[llvm-dev] [cfe-dev] [RFC] Introducing a byte type to LLVM
Harald van Dijk via llvm-dev
llvm-dev at lists.llvm.org
Sun Jun 6 15:19:03 PDT 2021
On 06/06/2021 20:29, James Courtier-Dutton via llvm-dev wrote:
> See inline
>
> On Sun, 6 Jun 2021 at 20:15, Nuno Lopes via cfe-dev
> <cfe-dev at lists.llvm.org> wrote:
>> Now consider that p/q are pointers. In particular they are the following:
>> char a[n];
>> char q[n];
>> char *p = a + n;
>>
>> inlining the definitions, originally we had:
>> if (a+n == q) { <- This is the problem. This being true or false is undefined. One compiler might make them equal, another will not.
>> *(a+n-1) = 0;
>> }
That is not the problem. It is true that whether a+n and q compare equal
is unspecified, but that is irrelevant. *If* they compare equal, then
the if block must execute as written, else it must not. The only valid
options are: either a[n-1] gets set to zero, or a[n-1] is left
unmodified. Any transformation to undefined IR is invalid.

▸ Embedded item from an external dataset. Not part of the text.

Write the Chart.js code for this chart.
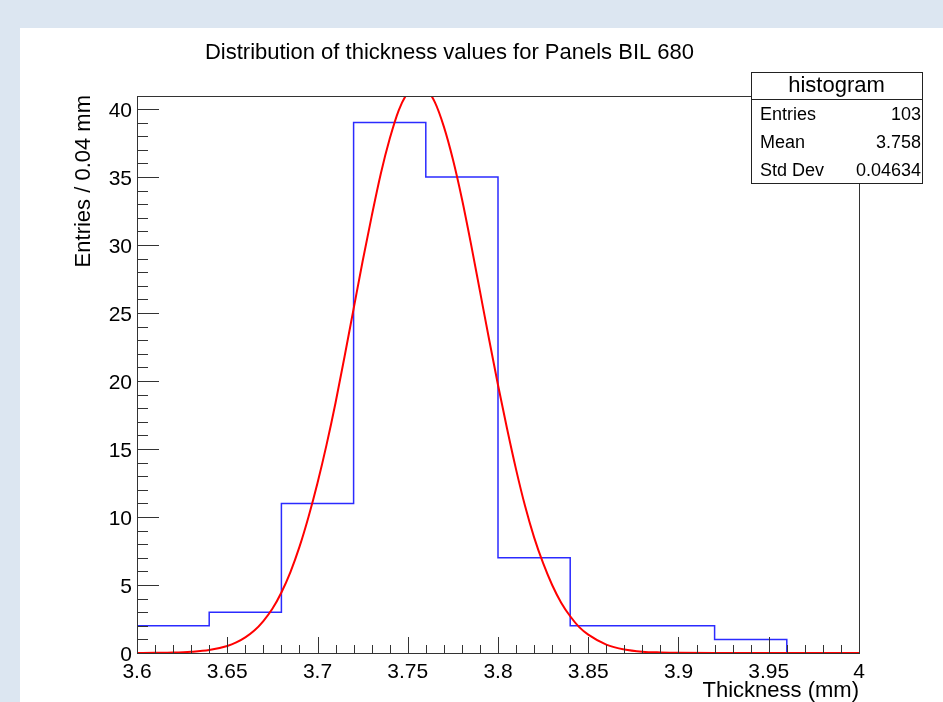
<!DOCTYPE html>
<html lang="en">
<head>
<meta charset="UTF-8" />
<title>Distribution of thickness values</title>
<script src="https://cdn.jsdelivr.net/npm/chart.js"></script>
<style>
    html, body {
        margin: 0;
        padding: 0;
        background: #dce6f1;
        overflow: hidden;
    }
    .pad {
        position: absolute;
        left: 20px;
        top: 28px;
        width: 923px;
        height: 674px;
        background: #ffffff;
    }
    #histChart {
        position: absolute;
        left: 0;
        top: 0;
    }
</style>
</head>
<body>
<div class="pad"></div>
<canvas id="histChart" width="943" height="702"></canvas>

<script>
// histogram: bin edges (mm) and counts per bin
const binEdges = [3.60, 3.64, 3.68, 3.72, 3.76, 3.80, 3.84, 3.88, 3.92, 3.96, 4.00];
const binCounts = [2, 3, 11, 39, 35, 7, 2, 2, 1, 0];

// gaussian fit curve
const fitX = [3.600, 3.610, 3.620, 3.630, 3.640, 3.650, 3.655, 3.660, 3.665, 3.670,
              3.675, 3.680, 3.685, 3.690, 3.695, 3.700, 3.705, 3.710, 3.715, 3.720,
              3.725, 3.730, 3.735, 3.740, 3.745, 3.750, 3.755, 3.760, 3.765, 3.770,
              3.775, 3.780, 3.785, 3.790, 3.795, 3.800, 3.805, 3.810, 3.815, 3.820,
              3.825, 3.830, 3.835, 3.840, 3.845, 3.850, 3.860, 3.870, 3.880, 3.890,
              3.900, 3.920, 3.950, 4.000];
const fitY = [0.00, 0.01, 0.03, 0.09, 0.22, 0.52, 0.78, 1.15, 1.65, 2.35,
              3.25, 4.45, 5.95, 7.8, 10.0, 12.5, 15.3, 18.4, 21.8, 25.3,
              28.8, 32.1, 35.2, 37.8, 39.9, 41.2, 41.8, 41.5, 40.5, 38.7,
              36.3, 33.4, 30.1, 26.6, 23.1, 19.7, 16.5, 13.5, 10.8, 8.5,
              6.6, 5.0, 3.7, 2.7, 1.9, 1.35, 0.62, 0.26, 0.10, 0.04,
              0.01, 0.00, 0.00, 0.00];

// axis labels
const xTickLabels = ["3.6", "3.65", "3.7", "3.75", "3.8", "3.85", "3.9", "3.95", "4"];
const yTickLabels = ["0", "5", "10", "15", "20", "25", "30", "35", "40"];

const statsNames = ["Entries", "Mean", "Std Dev"];
const statsValues = ["103", "3.758", "0.04634"];

const FONT = '"Liberation Sans", Arial, Helvetica, sans-serif';

// histogram as step points: each edge carries the count of the bin that starts there
const histPoints = binEdges.map((x, i) => ({
    x: x,
    y: i < binCounts.length ? binCounts[i] : binCounts[binCounts.length - 1],
}));
const fitPoints = fitX.map((x, i) => ({ x: x, y: fitY[i] }));

const rootAxes = {
    id: "rootAxes",
    afterDatasetsDraw(chart) {
        const ctx = chart.ctx;
        const area = chart.chartArea;
        const xs = chart.scales.x;
        const ys = chart.scales.y;

        ctx.save();
        ctx.strokeStyle = "#333";
        ctx.lineWidth = 1;

        // frame
        ctx.strokeRect(area.left + 0.5, area.top + 0.5,
            area.right - area.left, area.bottom - area.top);

        // y ticks, major every 5, minor every 1
        ctx.beginPath();
        for (let v = 0; v <= 40; v++) {
            const py = Math.round(ys.getPixelForValue(v)) + 0.5;
            const len = v % 5 === 0 ? 22 : 11;
            ctx.moveTo(area.left, py);
            ctx.lineTo(area.left + len, py);
        }
        // x ticks, major every 0.05, minor every 0.01
        for (let k = 0; k <= 40; k++) {
            const px = Math.round(xs.getPixelForValue(3.6 + k * 0.01)) + 0.5;
            const len = k % 5 === 0 ? 16 : 8;
            ctx.moveTo(px, area.bottom);
            ctx.lineTo(px, area.bottom - len);
        }
        ctx.stroke();

        // tick labels
        ctx.fillStyle = "#000";
        ctx.font = "21px " + FONT;
        ctx.textBaseline = "alphabetic";
        ctx.textAlign = "right";
        yTickLabels.forEach((t) => {
            const py = ys.getPixelForValue(Number(t));
            ctx.fillText(t, area.left - 5, py + 8);
        });
        ctx.textAlign = "center";
        xTickLabels.forEach((t) => {
            const px = xs.getPixelForValue(Number(t));
            ctx.fillText(t, px, area.bottom + 25);
        });

        // title
        ctx.font = "22px " + FONT;
        ctx.textAlign = "center";
        ctx.fillText("Distribution of thickness values for Panels BIL 680", 449.5, 59);

        // x axis title
        ctx.font = "22px " + FONT;
        ctx.textAlign = "right";
        ctx.fillText("Thickness (mm)", area.right, 697);

        // y axis title
        ctx.save();
        ctx.translate(89.5, area.top - 1);
        ctx.rotate(-Math.PI / 2);
        ctx.textAlign = "right";
        ctx.fillText("Entries / 0.04 mm", 0, 0);
        ctx.restore();

        // stats box
        const bx = 751, by = 72, bw = 171, bh = 111;
        ctx.fillStyle = "#fff";
        ctx.fillRect(bx, by, bw, bh);
        ctx.strokeStyle = "#222";
        ctx.strokeRect(bx + 0.5, by + 0.5, bw, bh);
        ctx.beginPath();
        ctx.moveTo(bx, 99.5);
        ctx.lineTo(bx + bw, 99.5);
        ctx.stroke();

        ctx.fillStyle = "#000";
        ctx.font = "22px " + FONT;
        ctx.textAlign = "center";
        ctx.fillText("histogram", bx + bw / 2, 92);

        ctx.font = "18px " + FONT;
        statsNames.forEach((name, i) => {
            const base = 119.5 + i * 28;
            ctx.textAlign = "left";
            ctx.fillText(name, bx + 9, base);
            ctx.textAlign = "right";
            ctx.fillText(statsValues[i], bx + bw - 1, base);
        });

        ctx.restore();
    },
};

new Chart(document.getElementById("histChart"), {
    type: "line",
    data: {
        datasets: [
            {
                label: "fit",
                data: fitPoints,
                borderColor: "#ff0000",
                borderWidth: 2,
                pointRadius: 0,
                cubicInterpolationMode: "monotone",
                fill: false,
                clip: 0,
                order: 0,
            },
            {
                label: "histogram",
                data: histPoints,
                borderColor: "#2b2bff",
                borderWidth: 1.5,
                pointRadius: 0,
                stepped: "before",
                fill: false,
                clip: 0,
                order: 1,
            },
        ],
    },
    options: {
        responsive: false,
        animation: false,
        devicePixelRatio: 1,
        layout: {
            padding: { left: 137, right: 84, top: 96, bottom: 49 },
        },
        plugins: {
            legend: { display: false },
            tooltip: { enabled: false },
        },
        scales: {
            x: { type: "linear", min: 3.6, max: 4.0, display: false },
            y: { type: "linear", min: 0, max: 40.95, display: false },
        },
    },
    plugins: [rootAxes],
});
</script>
</body>
</html>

You can change the example to something that has fully defined
behaviour, even, simply by:
if (a+n == q) {
*(a+n-1) = 0;
} else {
*(a+n-1) = 0;
}
If LLVM fails to notice that the two branches are equivalent (allowing
the branch to be eliminated entirely), you still have the exact same
problem with the first branch potentially getting mis-optimised.